The Ukrainian Impact on Russian Culture, 1750-1850
Description
Contains Bibliography, Index
$14.95
ISBN 0-920862-32-2
Author
Year
Contributor
Terrence Paris is Public Services Librarian at Mount St. Vincent
University in Halifax.
Review
If a Canadian scholar were asked to name a Ukrainian who had contributed most to the cultural awakening of his people, Taras Shevchenko, the nationalist poet of the 1840’s would most likely first come to mind. David Saunders, a Lecturer in History at the University of Newcastle-Upon-Tyne, sketches the career of Shevchenko, but his main concern lies with the previous generations who discovered and celebrated the Russian national identity (narodnost) at a time when some intellectuals promoted the secular Western model for government and society. Writers like Nikolai Gogol used Ukrainian themes to reveal the richness of a common Slavic heritage. Iuzhnaia Rus (Southern Rus) was perceived as closer to the roots — a sort of Ark of the Covenant for the Slavic spirit. Linguists like M. Maksymovych studied Ukrainian for clues to the old Russian language; historians like I. Markovych favoured South Slavic foundations against the Scandinavian origin of Rus. Saunders also profiles “highly placed Ukrainians,” (V.P. Kochubei was one), who devoted their lives to imperial administration in St. Petersburg, and who helped their countrymen advance to influential positions.

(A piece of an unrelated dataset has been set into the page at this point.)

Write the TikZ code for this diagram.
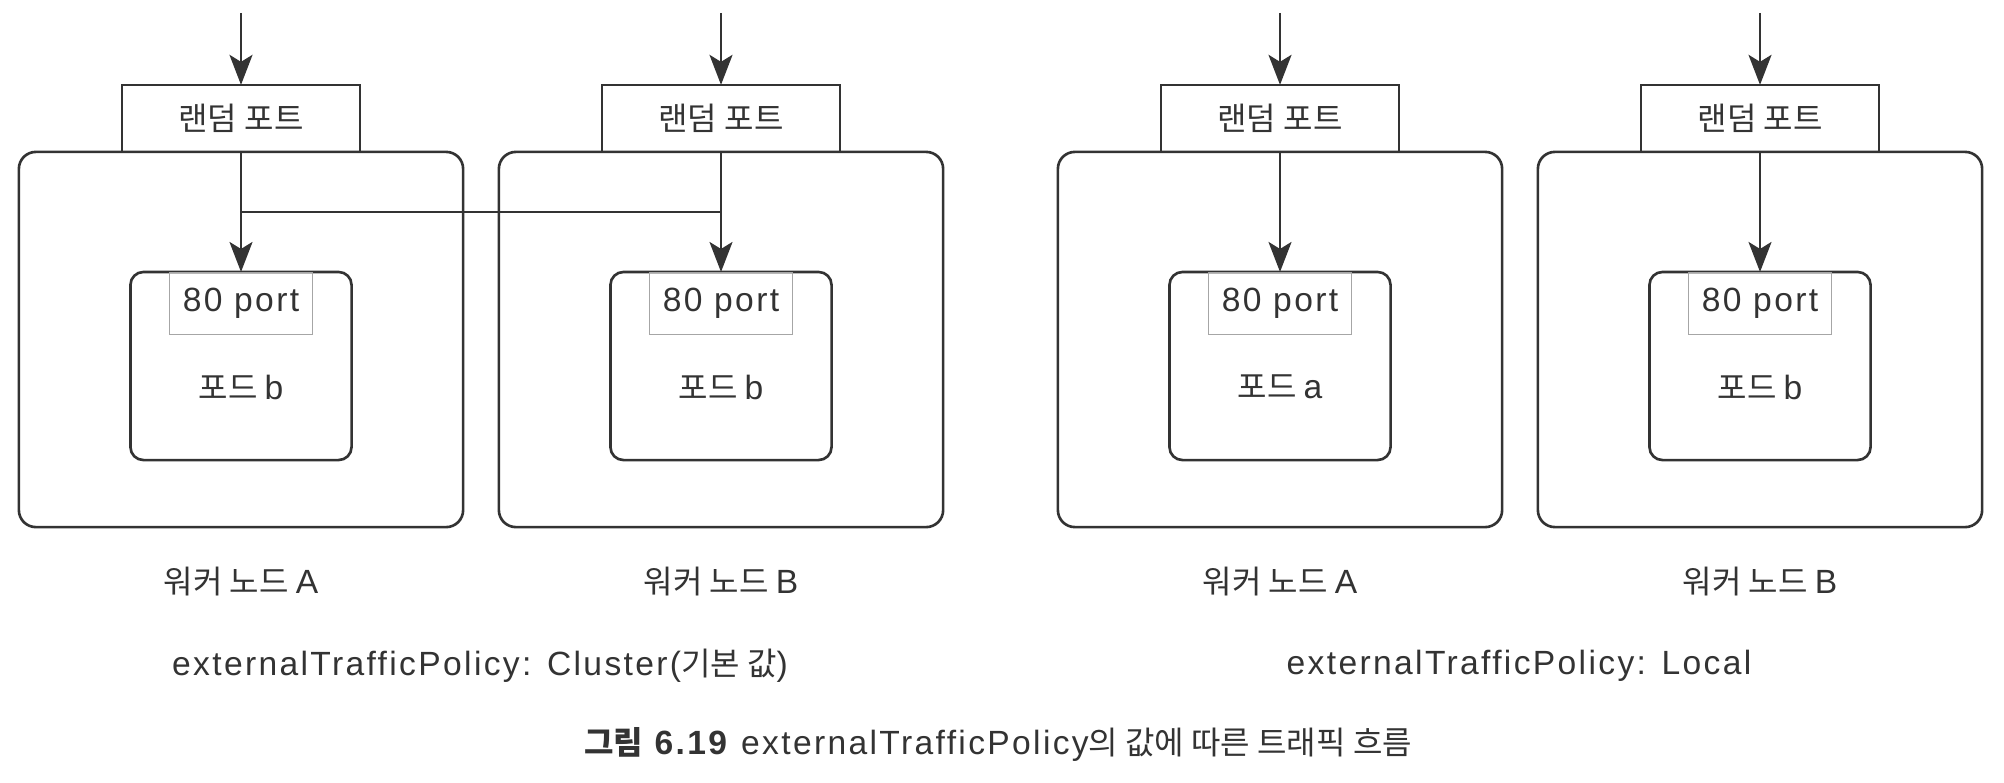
\documentclass[tikz,border=0pt]{standalone}
\usepackage{fontspec}
\setmainfont{Liberation Sans}[Scale=1.05, LetterSpace=7]
\newfontfamily\kr{Noto Sans CJK KR}
\usepackage{xcolor}
\usepackage{tikz}
\usetikzlibrary{arrows.meta,positioning}
\definecolor{ink}{HTML}{333333}

\begin{document}
\begin{tikzpicture}[
    x=0.01cm, y=-0.01cm,
    font=\fontsize{9.1pt}{11pt}\selectfont, text=ink,
    node distance=1.2cm,
    worker/.style={rectangle, draw=ink, line width=0.75pt, rounded corners=1.7mm,
                minimum width=4.44cm, minimum height=3.75cm, outer sep=0pt},
    randport/.style={rectangle, draw=ink, line width=0.75pt, minimum width=2.38cm,
                minimum height=0.67cm, inner sep=0pt, outer sep=0pt},
    pod/.style={rectangle, draw=ink, line width=0.75pt, rounded corners=1.3mm,
                minimum width=2.21cm, minimum height=1.88cm, outer sep=0pt},
    podport/.style={rectangle, draw=gray!70, line width=0.3pt, minimum width=1.43cm,
                minimum height=0.62cm, inner sep=0pt},
    arrow/.style={-{Stealth[length=3mm, width=2.3mm, inset=0.7mm]}, draw=ink, line width=0.65pt},
]
    \useasboundingbox (0,0) rectangle (2004,782);

    % worker nodes
    \node[worker] (wn1) at (241,339.5) {};
    \node[worker] (wn2) at (721,339.5) {};
    \node[worker] (wn3) at (1280,339.5) {};
    \node[worker] (wn4) at (1760,339.5) {};

    % random ports
    \node[randport, above=0pt of wn1] (rp1) {\kr 랜덤 포트};
    \node[randport, above=0pt of wn2] (rp2) {\kr 랜덤 포트};
    \node[randport, above=0pt of wn3] (rp3) {\kr 랜덤 포트};
    \node[randport, above=0pt of wn4] (rp4) {\kr 랜덤 포트};

    % pods
    \node[pod, below=of wn1.north] (pd1) {};
    \node[pod, below=of wn2.north] (pd2) {};
    \node[pod, below=of wn3.north] (pd3) {};
    \node[pod, below=of wn4.north] (pd4) {};
    \node[podport, anchor=north] (pp1) at (pd1.north) {80 port};
    \node[podport, anchor=north] (pp2) at (pd2.north) {80 port};
    \node[podport, anchor=north] (pp3) at (pd3.north) {80 port};
    \node[podport, anchor=north] (pp4) at (pd4.north) {80 port};
    \node (pt1) at ([yshift=-2.1mm]pd1.center) {{\kr 포드 }b};
    \node (pt2) at ([yshift=-2.1mm]pd2.center) {{\kr 포드 }b};
    \node (pt3) at ([yshift=-2.1mm]pd3.center) {{\kr 포드 }a};
    \node (pt4) at ([yshift=-2.1mm]pd4.center) {{\kr 포드 }b};

    % labels
    \node (lb1) at ([yshift=-5.4mm]wn1.south) {{\kr 워커 노드 }A};
    \node (lb2) at ([yshift=-5.4mm]wn2.south) {{\kr 워커 노드 }B};
    \node (lb3) at ([yshift=-5.4mm]wn3.south) {{\kr 워커 노드 }A};
    \node (lb4) at ([yshift=-5.4mm]wn4.south) {{\kr 워커 노드 }B};
    \node (pol1) at (480,666) {externalTrafficPolicy: Cluster({\kr 기본 값})};
    \node (pol2) at (1519,666) {externalTrafficPolicy: Local};
    \node (cap) at (998,744) {{\kr\bfseries 그림} \textbf{6.19} externalTrafficPolicy{\kr 의 값에 따른 트래픽 흐름}};

    % traffic
    \coordinate (in1) at (241,13);
    \coordinate (in2) at (721,13);
    \coordinate (in3) at (1280,13);
    \coordinate (in4) at (1760,13);
    \coordinate (split) at (241,212);
    \draw[arrow] (in1) -- (rp1);
    \draw[arrow] (in2) -- (rp2);
    \draw[arrow] (in3) -- (rp3);
    \draw[arrow] (in4) -- (rp4);
    \draw[arrow] (rp1) -- (pd1);
    \draw[arrow] (rp2) -- (pd2);
    \draw[arrow] (rp3) -- (pd3);
    \draw[arrow] (rp4) -- (pd4);
    \draw[draw=ink, line width=0.65pt] (split) -- (split -| pd2.north);
\end{tikzpicture}
\end{document}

Saunders’s history is more accessible than its base in a doctoral dissertation might suggest. He does assume some knowledge of Slavic languages and geography. A few maps could have helped readers identify right — and left — bank Ukraine and the borders of the Hetmanate. His labours in the archives of Moscow and Leningrad are in the tradition set by the estimable N.P. Rumiantsev and should result in a wider and less partisan understanding of a neglected aspect of Russian history.